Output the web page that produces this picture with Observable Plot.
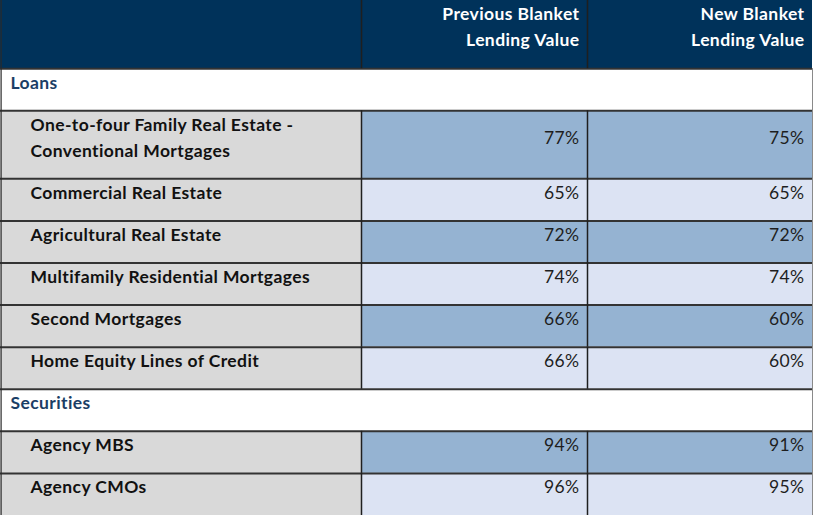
<!DOCTYPE html>
<html><head><meta charset="utf-8">
<script src="https://cdn.jsdelivr.net/npm/d3@7"></script>
<script src="https://cdn.jsdelivr.net/npm/@observablehq/plot@0.6"></script>
<style>
html,body{margin:0;padding:0;background:#fff;}
#chart svg{display:block;}
</style></head><body><div id="chart"></div>
<script>
// ---- data ----
const columnHeaders = ["Previous Blanket\nLending Value", "New Blanket\nLending Value"];
const sections = ["Loans", "Securities"];
const loanCategories = [
  "One-to-four Family Real Estate -\nConventional Mortgages",
  "Commercial Real Estate",
  "Agricultural Real Estate",
  "Multifamily Residential Mortgages",
  "Second Mortgages",
  "Home Equity Lines of Credit"
];
const loanPrevious = [77, 65, 72, 74, 66, 66];
const loanNew = [75, 65, 72, 74, 60, 60];
const securityCategories = ["Agency MBS", "Agency CMOs"];
const securityPrevious = [94, 96];
const securityNew = [91, 95];

// ---- layout ----
const W = 814, H = 515;
const colEdges = [0, 361, 587, 812];
const LINE_PX = 26;
const rowHeight = lines => 16 + LINE_PX * lines;
const nLines = s => s.split("\n").length;
const FONT = 17.5, LH = LINE_PX / FONT;
const BASE = 20;                       // baseline offset from row top
const TOP = BASE - 0.71 * LINE_PX;     // Plot's lineAnchor "top" offset
const navy = "#00325A", gray = "#D9D9D9", dark = "#95B3D2", light = "#DCE3F3", sectionInk = "#1B3E66";

const groups = [
  {section: sections[0], cats: loanCategories, prev: loanPrevious, next: loanNew},
  {section: sections[1], cats: securityCategories, prev: securityPrevious, next: securityNew}
];
const rows = [{kind: "header", lines: nLines(columnHeaders[0])}];
for (const g of groups) {
  rows.push({kind: "section", label: g.section, lines: 1});
  g.cats.forEach((c, i) => rows.push({kind: "item", label: c, lines: nLines(c), values: [g.prev[i], g.next[i]], shade: i % 2 === 0 ? dark : light}));
}
let acc = 0;
for (const r of rows) { r.y1 = acc; acc += rowHeight(r.lines); r.y2 = acc; }
const total = acc;

const cells = [];
const texts = [];
for (const r of rows) {
  if (r.kind === "header") {
    cells.push({x1: colEdges[0], x2: colEdges[3], y1: r.y1, y2: r.y2, fill: navy});
    columnHeaders.forEach((h, c) => texts.push({x: colEdges[c + 2] - 8, y: r.y1 + TOP, text: h, anchor: "end", fill: "#ffffff", weight: "bold"}));
  } else if (r.kind === "section") {
    cells.push({x1: colEdges[0], x2: colEdges[3], y1: r.y1, y2: r.y2, fill: "#ffffff"});
    texts.push({x: colEdges[0] + 10, y: r.y1 + TOP, text: r.label, anchor: "start", fill: sectionInk, weight: "bold"});
  } else {
    cells.push({x1: colEdges[0], x2: colEdges[1], y1: r.y1, y2: r.y2, fill: gray});
    texts.push({x: colEdges[0] + 30, y: r.y1 + TOP, text: r.label, anchor: "start", fill: "#111111", weight: "bold"});
    r.values.forEach((v, c) => {
      cells.push({x1: colEdges[c + 1], x2: colEdges[c + 2], y1: r.y1, y2: r.y2, fill: r.shade});
      texts.push({x: colEdges[c + 2] - 8, y: r.y1 + TOP + (r.lines - 1) * LINE_PX / 2, text: `${v}%`, anchor: "end", fill: "#1e1e1e", weight: "normal"});
    });
  }
}
const hRules = rows.slice(1).map(r => ({y: r.y1}));
const vRules = [];
for (const r of rows) if (r.kind !== "section") for (const x of [colEdges[1], colEdges[2]]) vRules.push({x, y1: r.y1, y2: r.y2});

const textMark = (data) => [
  Plot.text(data.filter(d => d.anchor === "start" && d.weight === "bold"), {x: "x", y: "y", text: "text", fill: "fill", textAnchor: "start", lineAnchor: "top", fontWeight: "bold", fontSize: FONT, lineHeight: LH}),
  Plot.text(data.filter(d => d.anchor === "end" && d.weight === "bold"), {x: "x", y: "y", text: "text", fill: "fill", textAnchor: "end", lineAnchor: "top", fontWeight: "bold", fontSize: FONT, lineHeight: LH}),
  Plot.text(data.filter(d => d.weight === "normal"), {x: "x", y: "y", text: "text", fill: "fill", textAnchor: "end", lineAnchor: "top", fontSize: FONT, lineHeight: LH})
];

const chart = Plot.plot({
  width: W, height: H, margin: 0,
  style: {fontFamily: "Lato, 'Open Sans', sans-serif", background: "#ffffff", letterSpacing: "0.4px"},
  x: {domain: [0, W], range: [0, W], axis: null},
  y: {domain: [0, total], range: [0, H], axis: null},
  marks: [
    Plot.rect(cells, {x1: "x1", x2: "x2", y1: "y1", y2: "y2", fill: d => d.fill}),
    Plot.ruleY(hRules, {y: "y", x1: 0, x2: colEdges[3], stroke: "#333333", strokeWidth: 2}),
    Plot.ruleX(vRules, {x: "x", y1: "y1", y2: "y2", stroke: "#1f1f1f", strokeWidth: 1.5}),
    Plot.ruleX([0.6], {stroke: "#2a2a2a", strokeWidth: 1.2}),
    Plot.ruleX([colEdges[3]], {y1: rows[1].y1, y2: total, stroke: "#8a8a8a", strokeWidth: 1}),
    ...textMark(texts)
  ]
});
document.getElementById("chart").appendChild(chart);
</script>
</body></html>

DIRECTION
Exactly as they appear, print the lines of the listing above from its first line through the line that contains "const securityNew = [91, 95];", minus the pictures.

OUTPUT FOR THIS EXERCISE
Output the web page that produces this picture with Observable Plot.
<!DOCTYPE html>
<html><head><meta charset="utf-8">
<script src="https://cdn.jsdelivr.net/npm/d3@7"></script>
<script src="https://cdn.jsdelivr.net/npm/@observablehq/plot@0.6"></script>
<style>
html,body{margin:0;padding:0;background:#fff;}
#chart svg{display:block;}
</style></head><body><div id="chart"></div>
<script>
// ---- data ----
const columnHeaders = ["Previous Blanket\nLending Value", "New Blanket\nLending Value"];
const sections = ["Loans", "Securities"];
const loanCategories = [
  "One-to-four Family Real Estate -\nConventional Mortgages",
  "Commercial Real Estate",
  "Agricultural Real Estate",
  "Multifamily Residential Mortgages",
  "Second Mortgages",
  "Home Equity Lines of Credit"
];
const loanPrevious = [77, 65, 72, 74, 66, 66];
const loanNew = [75, 65, 72, 74, 60, 60];
const securityCategories = ["Agency MBS", "Agency CMOs"];
const securityPrevious = [94, 96];
const securityNew = [91, 95];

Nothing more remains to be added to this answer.